11/21/17 | The legacy of the prohibitionist movement of the last century continues to have a significant impact on the development of the liquor industry in North Carolina. Legistlation drafted in the 1920s that was meant to cure the ills of society is today stopping entrepreneurs in their tracks and thwarting new hires. Tara Goulet '06, co-owner of Birdsong Brewery in the trendy NoDa district says, “We agree that there shouldn’t be an arbitrary cap on how much a resident brewer is allowed to distribute.”
Professor Alistair Williams, PhD, a professor in the Charlotte Campus’ College of Hospitality Management and a published authority on craft breweries and the craft alcohol business, is currently helping lobby NC legislation regarding the cost, in both employment and dollars, on the lack of free markets in alcohol.
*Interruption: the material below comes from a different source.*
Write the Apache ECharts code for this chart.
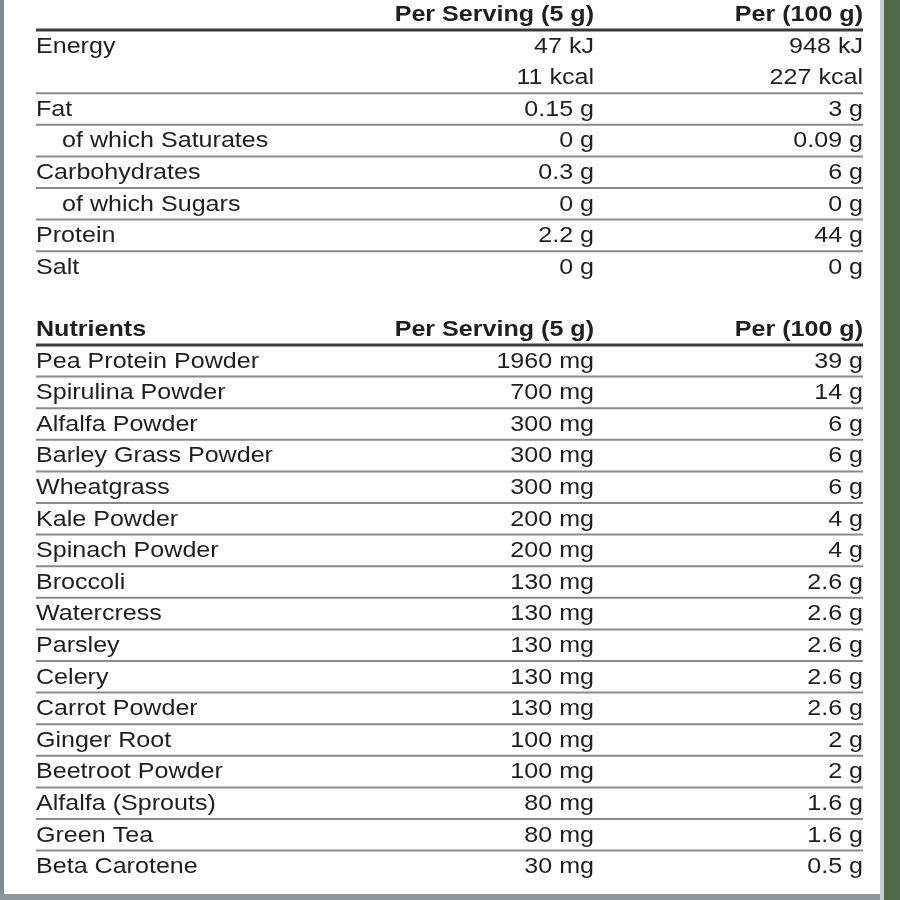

Williams notes, “Under current legislation, NC breweries have to stop self-distribution once they are producing 25,000 barrels, limiting their potential for growth. The market is driven by consumer choice — however, the legislation can’t keep up.”
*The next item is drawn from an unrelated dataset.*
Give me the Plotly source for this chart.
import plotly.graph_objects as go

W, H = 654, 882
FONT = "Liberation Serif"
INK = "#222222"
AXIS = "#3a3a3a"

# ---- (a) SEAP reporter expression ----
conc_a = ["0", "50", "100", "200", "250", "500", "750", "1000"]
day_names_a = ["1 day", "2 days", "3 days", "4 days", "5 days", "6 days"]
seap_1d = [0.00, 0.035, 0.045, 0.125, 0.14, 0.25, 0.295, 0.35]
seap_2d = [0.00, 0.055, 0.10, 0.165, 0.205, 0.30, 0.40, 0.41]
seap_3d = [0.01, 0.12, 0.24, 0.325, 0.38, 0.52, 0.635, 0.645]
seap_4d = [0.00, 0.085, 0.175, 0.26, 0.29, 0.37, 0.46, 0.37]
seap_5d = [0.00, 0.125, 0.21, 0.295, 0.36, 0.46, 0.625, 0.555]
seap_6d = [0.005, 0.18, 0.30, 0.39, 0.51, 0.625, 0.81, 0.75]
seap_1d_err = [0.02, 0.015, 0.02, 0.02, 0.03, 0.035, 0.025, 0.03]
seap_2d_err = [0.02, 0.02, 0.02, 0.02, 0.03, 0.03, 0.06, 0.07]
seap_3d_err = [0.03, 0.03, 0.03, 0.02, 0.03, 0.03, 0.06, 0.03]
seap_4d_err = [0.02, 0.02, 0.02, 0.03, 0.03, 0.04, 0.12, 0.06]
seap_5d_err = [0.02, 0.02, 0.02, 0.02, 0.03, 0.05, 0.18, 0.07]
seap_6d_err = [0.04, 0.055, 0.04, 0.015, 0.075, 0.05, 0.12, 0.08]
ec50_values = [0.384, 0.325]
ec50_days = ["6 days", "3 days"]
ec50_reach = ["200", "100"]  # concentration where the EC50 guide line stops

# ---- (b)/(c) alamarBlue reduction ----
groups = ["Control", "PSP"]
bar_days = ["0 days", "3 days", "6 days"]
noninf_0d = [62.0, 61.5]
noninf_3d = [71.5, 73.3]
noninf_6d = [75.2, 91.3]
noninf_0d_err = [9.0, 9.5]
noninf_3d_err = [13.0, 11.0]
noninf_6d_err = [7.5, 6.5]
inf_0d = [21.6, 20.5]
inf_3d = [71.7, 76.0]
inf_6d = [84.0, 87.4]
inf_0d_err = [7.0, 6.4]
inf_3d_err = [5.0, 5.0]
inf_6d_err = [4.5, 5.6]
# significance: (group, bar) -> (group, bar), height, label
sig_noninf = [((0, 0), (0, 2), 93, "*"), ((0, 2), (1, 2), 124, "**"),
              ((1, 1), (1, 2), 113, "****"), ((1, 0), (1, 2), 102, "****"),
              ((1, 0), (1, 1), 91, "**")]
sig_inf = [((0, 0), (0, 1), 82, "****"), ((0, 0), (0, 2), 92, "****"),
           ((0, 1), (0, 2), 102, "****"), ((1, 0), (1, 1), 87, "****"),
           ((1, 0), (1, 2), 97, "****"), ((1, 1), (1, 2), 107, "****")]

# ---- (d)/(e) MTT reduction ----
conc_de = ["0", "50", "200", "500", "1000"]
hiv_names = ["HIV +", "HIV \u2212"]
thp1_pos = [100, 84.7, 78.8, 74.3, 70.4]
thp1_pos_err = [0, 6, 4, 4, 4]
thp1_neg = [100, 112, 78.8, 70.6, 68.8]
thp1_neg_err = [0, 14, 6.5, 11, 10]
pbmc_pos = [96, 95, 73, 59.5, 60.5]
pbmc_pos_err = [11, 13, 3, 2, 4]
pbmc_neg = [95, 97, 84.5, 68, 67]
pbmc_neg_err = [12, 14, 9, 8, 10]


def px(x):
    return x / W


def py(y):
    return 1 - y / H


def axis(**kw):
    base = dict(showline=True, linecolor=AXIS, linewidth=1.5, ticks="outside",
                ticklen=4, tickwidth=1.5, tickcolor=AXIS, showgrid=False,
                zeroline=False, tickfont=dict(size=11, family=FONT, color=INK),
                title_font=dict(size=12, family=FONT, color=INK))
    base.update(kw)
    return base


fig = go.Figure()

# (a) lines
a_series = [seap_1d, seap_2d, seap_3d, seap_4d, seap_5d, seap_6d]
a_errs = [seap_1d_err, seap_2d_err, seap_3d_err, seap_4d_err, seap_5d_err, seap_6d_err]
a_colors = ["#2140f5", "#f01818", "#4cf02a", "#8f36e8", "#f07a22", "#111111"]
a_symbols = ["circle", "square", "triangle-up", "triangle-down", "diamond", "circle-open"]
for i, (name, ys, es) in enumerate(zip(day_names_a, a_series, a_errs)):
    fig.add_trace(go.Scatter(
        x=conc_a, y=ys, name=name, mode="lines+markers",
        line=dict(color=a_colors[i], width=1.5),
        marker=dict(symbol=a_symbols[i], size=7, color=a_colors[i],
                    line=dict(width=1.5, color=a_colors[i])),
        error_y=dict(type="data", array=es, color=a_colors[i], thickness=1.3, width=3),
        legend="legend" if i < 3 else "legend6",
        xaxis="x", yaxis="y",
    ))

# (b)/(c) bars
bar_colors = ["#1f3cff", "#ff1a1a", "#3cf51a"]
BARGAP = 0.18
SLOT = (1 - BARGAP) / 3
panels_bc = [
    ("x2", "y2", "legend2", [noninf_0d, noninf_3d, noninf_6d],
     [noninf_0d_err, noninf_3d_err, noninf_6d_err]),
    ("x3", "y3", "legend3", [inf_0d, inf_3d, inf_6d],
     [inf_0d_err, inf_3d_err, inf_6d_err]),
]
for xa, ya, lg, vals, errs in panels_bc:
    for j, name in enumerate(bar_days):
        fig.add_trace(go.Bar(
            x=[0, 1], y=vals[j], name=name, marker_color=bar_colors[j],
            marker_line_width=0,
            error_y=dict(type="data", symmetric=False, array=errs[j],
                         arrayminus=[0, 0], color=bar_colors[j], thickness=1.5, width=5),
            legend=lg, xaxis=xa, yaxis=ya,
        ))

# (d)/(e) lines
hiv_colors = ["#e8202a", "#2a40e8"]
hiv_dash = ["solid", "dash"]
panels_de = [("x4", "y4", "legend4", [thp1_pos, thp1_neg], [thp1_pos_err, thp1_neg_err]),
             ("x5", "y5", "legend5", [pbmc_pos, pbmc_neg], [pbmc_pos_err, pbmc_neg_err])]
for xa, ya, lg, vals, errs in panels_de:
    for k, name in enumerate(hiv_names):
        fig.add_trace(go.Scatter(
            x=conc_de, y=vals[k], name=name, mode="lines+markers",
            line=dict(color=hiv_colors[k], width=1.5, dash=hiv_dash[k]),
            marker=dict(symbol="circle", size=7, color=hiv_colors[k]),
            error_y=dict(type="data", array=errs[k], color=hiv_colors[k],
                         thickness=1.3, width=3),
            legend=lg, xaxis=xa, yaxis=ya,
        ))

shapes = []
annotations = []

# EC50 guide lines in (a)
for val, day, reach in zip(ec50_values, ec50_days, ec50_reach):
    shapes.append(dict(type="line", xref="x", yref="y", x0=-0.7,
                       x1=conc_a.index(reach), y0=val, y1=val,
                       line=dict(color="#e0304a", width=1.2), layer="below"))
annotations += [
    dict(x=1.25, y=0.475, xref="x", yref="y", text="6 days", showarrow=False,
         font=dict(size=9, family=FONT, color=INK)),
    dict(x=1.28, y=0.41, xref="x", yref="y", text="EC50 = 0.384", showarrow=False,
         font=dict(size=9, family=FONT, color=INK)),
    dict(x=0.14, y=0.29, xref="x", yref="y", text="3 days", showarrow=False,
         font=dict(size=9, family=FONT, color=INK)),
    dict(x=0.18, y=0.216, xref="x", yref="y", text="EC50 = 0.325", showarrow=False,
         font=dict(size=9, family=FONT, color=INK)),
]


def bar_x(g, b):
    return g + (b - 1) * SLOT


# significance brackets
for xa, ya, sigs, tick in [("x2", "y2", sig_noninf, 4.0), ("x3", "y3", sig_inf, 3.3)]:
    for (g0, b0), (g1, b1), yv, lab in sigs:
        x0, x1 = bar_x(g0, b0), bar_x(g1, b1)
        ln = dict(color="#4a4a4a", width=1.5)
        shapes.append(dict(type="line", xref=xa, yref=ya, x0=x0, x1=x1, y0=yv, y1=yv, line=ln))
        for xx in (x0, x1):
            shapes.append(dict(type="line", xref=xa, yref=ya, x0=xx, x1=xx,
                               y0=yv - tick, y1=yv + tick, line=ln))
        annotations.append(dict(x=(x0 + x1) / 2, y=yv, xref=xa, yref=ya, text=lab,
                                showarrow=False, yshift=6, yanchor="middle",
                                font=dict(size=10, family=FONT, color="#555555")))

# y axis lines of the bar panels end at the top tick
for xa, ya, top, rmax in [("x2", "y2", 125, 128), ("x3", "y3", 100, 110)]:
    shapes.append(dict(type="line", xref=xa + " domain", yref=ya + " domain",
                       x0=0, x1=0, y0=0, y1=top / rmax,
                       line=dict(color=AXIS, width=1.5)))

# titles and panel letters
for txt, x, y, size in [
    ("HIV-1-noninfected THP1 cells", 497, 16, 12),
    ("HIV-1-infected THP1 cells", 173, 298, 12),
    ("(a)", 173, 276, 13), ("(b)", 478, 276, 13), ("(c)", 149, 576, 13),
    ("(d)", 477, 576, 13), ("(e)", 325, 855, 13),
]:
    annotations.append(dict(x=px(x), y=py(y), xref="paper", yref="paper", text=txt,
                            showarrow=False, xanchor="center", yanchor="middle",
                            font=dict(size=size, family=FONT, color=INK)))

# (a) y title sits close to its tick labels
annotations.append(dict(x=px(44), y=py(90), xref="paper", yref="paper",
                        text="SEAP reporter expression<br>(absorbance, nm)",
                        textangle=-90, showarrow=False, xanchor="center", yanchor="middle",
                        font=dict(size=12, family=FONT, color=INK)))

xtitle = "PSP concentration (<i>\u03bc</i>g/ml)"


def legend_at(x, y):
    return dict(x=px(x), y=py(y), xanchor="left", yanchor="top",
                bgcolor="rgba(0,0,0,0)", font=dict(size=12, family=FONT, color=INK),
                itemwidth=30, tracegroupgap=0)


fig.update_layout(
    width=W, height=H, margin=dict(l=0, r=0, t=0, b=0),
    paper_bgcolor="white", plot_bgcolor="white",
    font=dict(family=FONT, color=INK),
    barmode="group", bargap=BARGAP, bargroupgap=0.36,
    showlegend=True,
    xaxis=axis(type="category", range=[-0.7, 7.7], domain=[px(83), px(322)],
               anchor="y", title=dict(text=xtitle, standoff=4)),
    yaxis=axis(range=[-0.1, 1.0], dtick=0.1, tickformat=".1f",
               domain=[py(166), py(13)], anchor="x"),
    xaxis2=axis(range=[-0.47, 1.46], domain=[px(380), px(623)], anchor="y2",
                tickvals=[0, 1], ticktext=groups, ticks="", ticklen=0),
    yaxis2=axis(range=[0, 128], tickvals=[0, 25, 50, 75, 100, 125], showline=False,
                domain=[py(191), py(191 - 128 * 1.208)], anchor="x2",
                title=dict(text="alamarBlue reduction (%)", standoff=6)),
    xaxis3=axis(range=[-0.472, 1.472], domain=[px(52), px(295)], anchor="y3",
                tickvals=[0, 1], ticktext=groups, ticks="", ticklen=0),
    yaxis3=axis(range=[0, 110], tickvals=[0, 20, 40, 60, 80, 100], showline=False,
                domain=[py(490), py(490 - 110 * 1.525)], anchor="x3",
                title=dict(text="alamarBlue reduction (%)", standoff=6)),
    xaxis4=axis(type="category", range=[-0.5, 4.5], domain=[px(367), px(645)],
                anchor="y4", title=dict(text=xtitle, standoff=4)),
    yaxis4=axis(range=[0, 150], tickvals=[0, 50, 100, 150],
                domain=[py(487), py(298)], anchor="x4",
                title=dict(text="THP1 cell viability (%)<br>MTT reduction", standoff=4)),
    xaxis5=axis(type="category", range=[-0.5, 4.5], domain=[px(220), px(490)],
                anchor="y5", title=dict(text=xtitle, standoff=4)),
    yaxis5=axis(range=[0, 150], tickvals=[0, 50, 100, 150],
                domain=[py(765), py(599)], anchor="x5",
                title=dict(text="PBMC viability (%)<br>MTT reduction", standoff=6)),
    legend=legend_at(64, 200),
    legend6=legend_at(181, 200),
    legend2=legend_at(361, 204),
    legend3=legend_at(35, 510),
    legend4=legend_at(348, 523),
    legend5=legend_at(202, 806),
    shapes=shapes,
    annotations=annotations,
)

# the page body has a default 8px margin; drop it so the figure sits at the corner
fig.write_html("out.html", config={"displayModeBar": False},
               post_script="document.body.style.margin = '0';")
Alistair is researching craft beer and craft alcohol. He asked two hospitality students, Andrew House '17 and Andrew Elder '17, to assist him with his research.
House, who currently works at Corkbuzz, a local wine bar, says collaborating on the research was an invaluable experience. “Being able to work on a research paper while an undergrad was an amazing opportunity. I was able to help create a research paper that is going before North Carolina Legislature to propose a change in the current laws surrounding the beverage industry. As someone who works in the business, this is very important to my future and I am honored that I was able to help and participate in influencing a potential change.”
That paper is currently being tweaked with help from Adam Smith, PhD, associate professor in the College of Arts & Sciences. It will combine Alistair’s knowledge on distillation and Adam’s knowledge on the economic growth and well-being of North Carolina. The first draft of the white paper was presented to a Washington lobby firm in early November.